You do not need an attorney to file a trademark and many entrepreneurs do it on their own. It can be helpful to have an attorney at least look over your application. One area where an attorney can be typically helpful is in determining the filing class. A trademark or service mark is only good for the industry class it is filed for. You can file for multiple classes and each will cost a separate filing fee. It can be hard in certain instances to narrow it down to one and several may apply to your business.
A simple and typically cheaper way to achieve the similar protection if you intend to only operate within your state or your county is to file for an assumed name sometimes referred to as an assumed name or D/B/A (doing business as) certificate. In a state like Texas the assumed name registration prevents anyone from taking that name in the counties it is registered much like registering your entity prevents another entity from registering with your name.
I am looking to start my business. What are the first legal steps I should take?
When starting a new business, the first “legal step” is to decide what business structure you want to have. If you begin running your business without filing proper documents with the responsible state agency (typically your secretary of state), your business will be considered a sole proprietorship. This legally means that you are personally liable for the acts of the business and when someone sues the business they can take the business’s assets and yours. Different states may have different variations on the business forms, but the common basic forms that limit your liability are the limited partnership, limited liability company, limited liability partnership, and corporation.

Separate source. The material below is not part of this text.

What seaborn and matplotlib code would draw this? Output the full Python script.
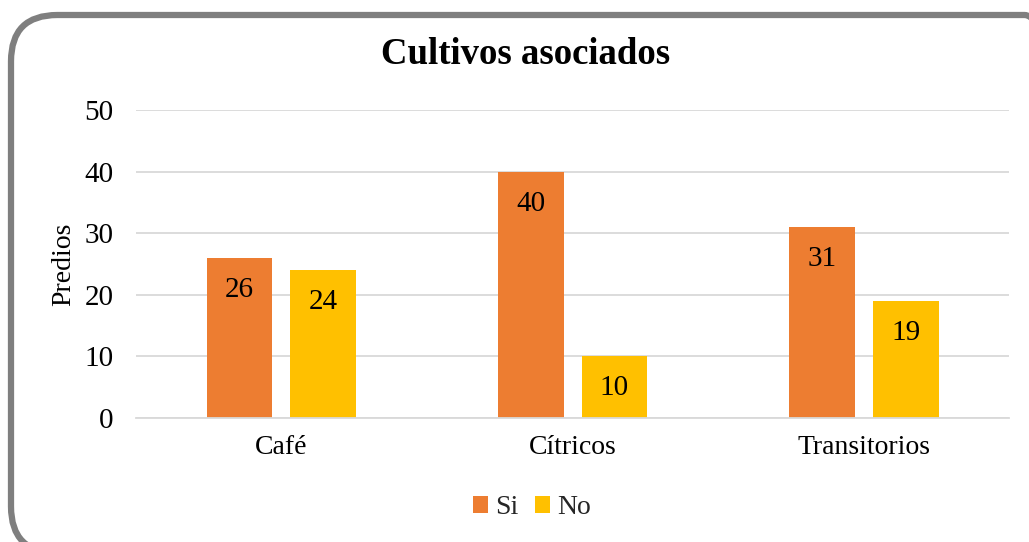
import matplotlib
matplotlib.use("Agg")
import matplotlib.pyplot as plt
import seaborn as sns
import pandas as pd
from matplotlib.patches import FancyBboxPatch

categories = ["Café", "Cítricos", "Transitorios"]
si_values = [26, 40, 31]
no_values = [24, 10, 19]
series = ["Si", "No"]
colors = ["#ED7D31", "#FFC000"]

df = pd.DataFrame({
    "Cultivo": categories * 2,
    "Serie": ["Si"] * 3 + ["No"] * 3,
    "Predios": si_values + no_values,
})

sns.set_theme(style="white")
plt.rcParams["font.family"] = ["Liberation Serif", "DejaVu Serif"]

FS = 21

fig = plt.figure(figsize=(10.29, 5.42), dpi=100)
ax = fig.add_axes([0.132, 0.229, 0.849, 0.568])

sns.barplot(data=df, x="Cultivo", y="Predios", hue="Serie", hue_order=series,
            order=categories, palette=colors, width=0.575, gap=0.214,
            saturation=1, ax=ax, legend=True, linewidth=0)

ax.set_ylim(0, 50)
ax.set_yticks([0, 10, 20, 30, 40, 50])
ax.set_xlim(-0.5, 2.5)
ax.yaxis.grid(True, color="#d9d9d9", linewidth=1.3)
ax.set_axisbelow(True)
for s in ["top", "right", "left"]:
    ax.spines[s].set_visible(False)
ax.spines["bottom"].set_color("#d9d9d9")
ax.spines["bottom"].set_linewidth(1.3)
ax.tick_params(axis="y", length=0, labelsize=FS, colors="black", pad=16)
ax.tick_params(axis="x", length=0, labelsize=20, colors="black", pad=12)
ax.set_xlabel("")
ax.set_ylabel("Predios", fontsize=20, color="black", labelpad=6)

for cont in ax.containers:
    for bar in cont:
        h = bar.get_height()
        ax.annotate(f"{h:.0f}", (bar.get_x() + bar.get_width() / 2, h),
                    xytext=(0, -23), textcoords="offset points",
                    ha="center", va="center", fontsize=FS, color="black")

leg = ax.legend(loc="center", bbox_to_anchor=(532 / 1029, 1 - 508 / 542),
                bbox_transform=fig.transFigure, ncol=2, frameon=False,
                fontsize=20, handlelength=0.55, handleheight=0.55,
                handletextpad=0.25, columnspacing=0.6)

fig.text(526 / 1029, 1 - 55 / 542, "Cultivos asociados", ha="center", va="center",
         fontsize=26.5, fontweight="bold", color="black")

box = FancyBboxPatch((0, 0), 1, 1,
                     boxstyle="round,pad=0,rounding_size=0.045",
                     transform=fig.transFigure, facecolor="none",
                     edgecolor="#7f7f7f", linewidth=4.5, mutation_aspect=1029 / 542)
box.set_bounds(11 / 1029, -0.02, 1.03, 1 - 15 / 542 + 0.02)
fig.patches.append(box)

fig.savefig("out.png", dpi=100, facecolor="white")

Often, your state will have an explanation of the forms. Many people choose to form a business entity based out of Delaware because the state has a very well-defined corporate law which helps to eliminate some risks. The Delaware C-Corporation is one of the very popular forms. However, for most businesses, you are initially best served forming an entity in your state. The LLC is typically the most popular entity because it is the most flexible and lets you choose whether to be taxed as a corporation (taxed at the business level then personally on payouts from the business) or like a partnership (what is called flow-through taxation where the profit is taxed as personal income). Looking specifically at your state’s definitions, requirements, and terms is very important. In some states you may have additional benefits, i.e. a Texas LLC does not pay state income tax until it hits a certain point of profitability. Each form of business has its own requirements, benefits, and hindrances.

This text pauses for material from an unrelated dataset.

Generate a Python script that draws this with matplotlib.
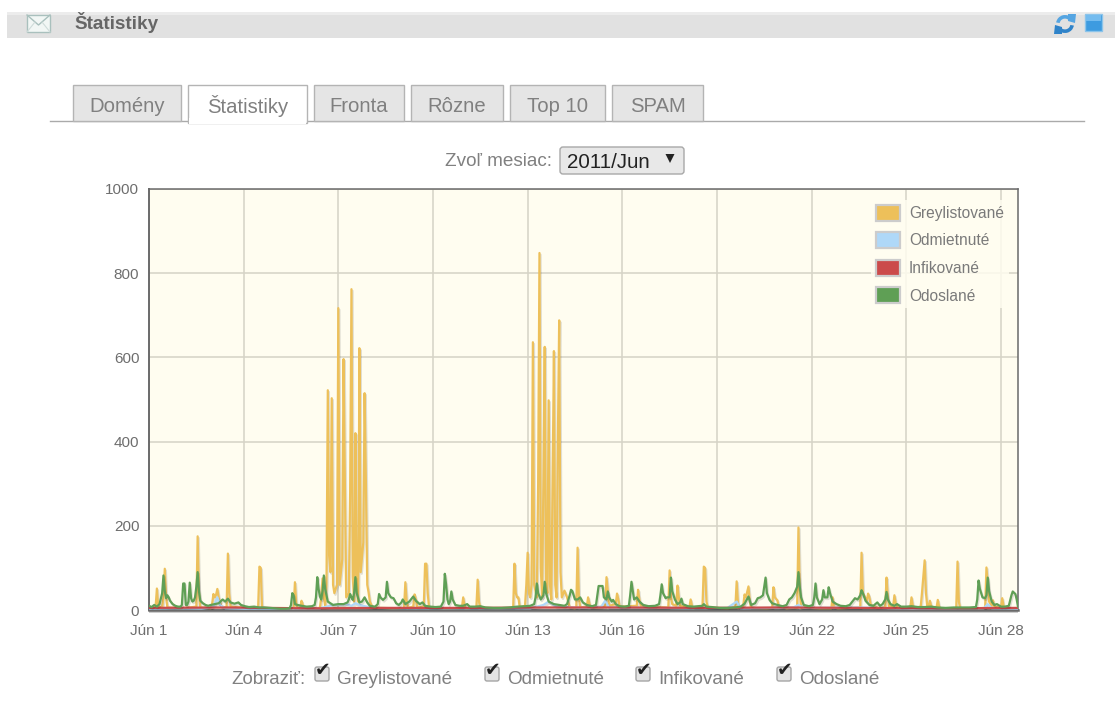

While you create your entity with a state you will need to get your Employer Identification Number (EIN) from the IRS. It’s free, takes minutes, and will avoid you needing to use your personal Social Security Number for the business. From there, register your trade name—many states, counties, or cities may require you to do this if you are not operating under your own name. In most states if you create a business entity and operate under its name you do not need to do this. You should also look into any business licenses or permits you may need to have—these are typically at the county or city level. See if there are any tax forms you need to fill out—some states require you to fill out a business person-property tax form. Most of the time once you have filed your business entity the state will send you follow up communication to help you get properly registered for taxation.
Summarizing legal steps (there are very important practical and accounting steps all in between): (1) determine what business entity suits you best; (2) file for the entity; (3) Get EIN; (4) register trade name if necessary (also note you can always “do business as” basically changing your name for the purpose of doing business, so don’t obsess over the initial name and let it stop you from getting started); (5) fill out tax forms as necessary; (6) look into any state, local, or business licenses you need to get; and (7) respond to any follow up information or required action your state makes you aware of.
I currently have a LLC in Texas, however I am moving to North Carolina next year. Do I keep it in Texas and pay Texas taxes or create a new one in North Carolina?
This is a specific legal question that I strongly urge you to find an attorney in North Carolina to advise you on the tax and legal ramifications in that state. I think a big part of your consideration will be based on what type of business you run. If you are an online store or service provider, it typically doesn’t matter to you where you are based. In that case, as an entrepreneur you are most likely best served by being an entity of the state with the best tax benefits for you. Texas is extraordinarily business-friendly on the tax front and will likely be the one you go with after researching to confirm that. If you are a brick and mortar operation, it is probably more likely in your interest to reform in North Carolina—though registering as a foreign-entity to conduct business there is likely an option as well.
The things that you should be aware of and thinking about are: (1) your type of business and how moving affects it; (2) requirements for maintaining the entity in either state, i.e. if you remain in Texas you will have to keep at least a registered agent, if not a physical office (depending on the type of entity); (3) the tax benefits to you of your options; and (4) the laws that you are subject to in either state that may affect your business depending on where you are registered as an entity. Do not rely on my answer here. While you could certainly do research to find answers to these questions a lot of your time would be saved and you would have greater certainty on the legal side by purchasing a little bit of attorney time to review some of these points.